A simple selection method is to select particles by a given value of a specific particle attribute. This is done with filter_attribute(), which takes a Trajectory to be filtered, the name of the particle attribute which should be used for filtering and the value which is filtered for. For example, selection of all particles with a chemical_id of 2 from a trajectory object tra:

import IDSimPy.analysis as ia

tra_filtered = ia.filter_attribute(tra, 'chemical id', 2)

If simple selection based on a single particle attribute is not sufficient, select() provides a more flexible mechanism to select particles from a Trajectory based on custom conditions. This function also takes a Trajectory object with the data to filter. The second argument to the function is a custom derived or constructed particle attribute which should be used for filtering (“selector_data”). The third argument is the value to filter for.

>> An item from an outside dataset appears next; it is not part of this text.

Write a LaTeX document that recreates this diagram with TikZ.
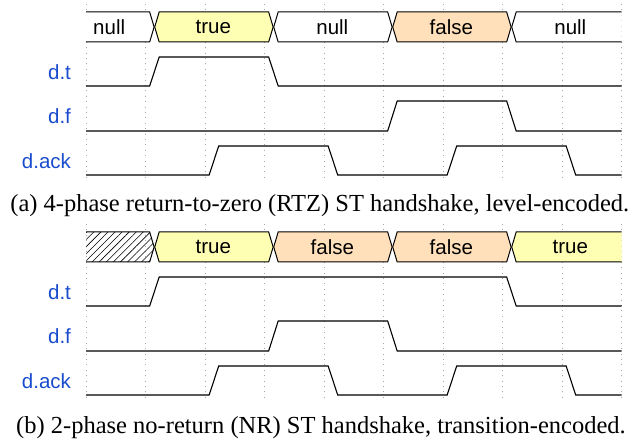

For example, selection of all particles with a position outside a radius of 5.0e-4 around the coordinate system origin:

import numpy as np
import IDSimPy.analysis.trajectory as tr

# `tra` is an imported trajectory object

# push positions of individual time steps into a vector for processing:
positions = [ tra.get_positions(i) for i in range(tra.n_timesteps)]

# calculate length of position vector of the particles and check if longer than 5.0e-4:
condition = [ np.linalg.norm(pos, axis=1) > 5.0e-4 for pos in positions]

# filter trajectory with custom condition:
tra_filtered = tr.select(tra, condition, True)

If selector data is a one dimensional vector, the same filtering is applied to all time steps. If selector data is a list of selector data vectors, one per time step, an individual filtering for every time step is applied.

Analyzing trajectory data

It is planned to provide a set of functions with IDSimPy to analyze IDSimF trajectory data. Currently, only one general analysis function is part of IDSimPy: center_of_charge() takes a Trajectory object and returns the position of the center of charge for every time step.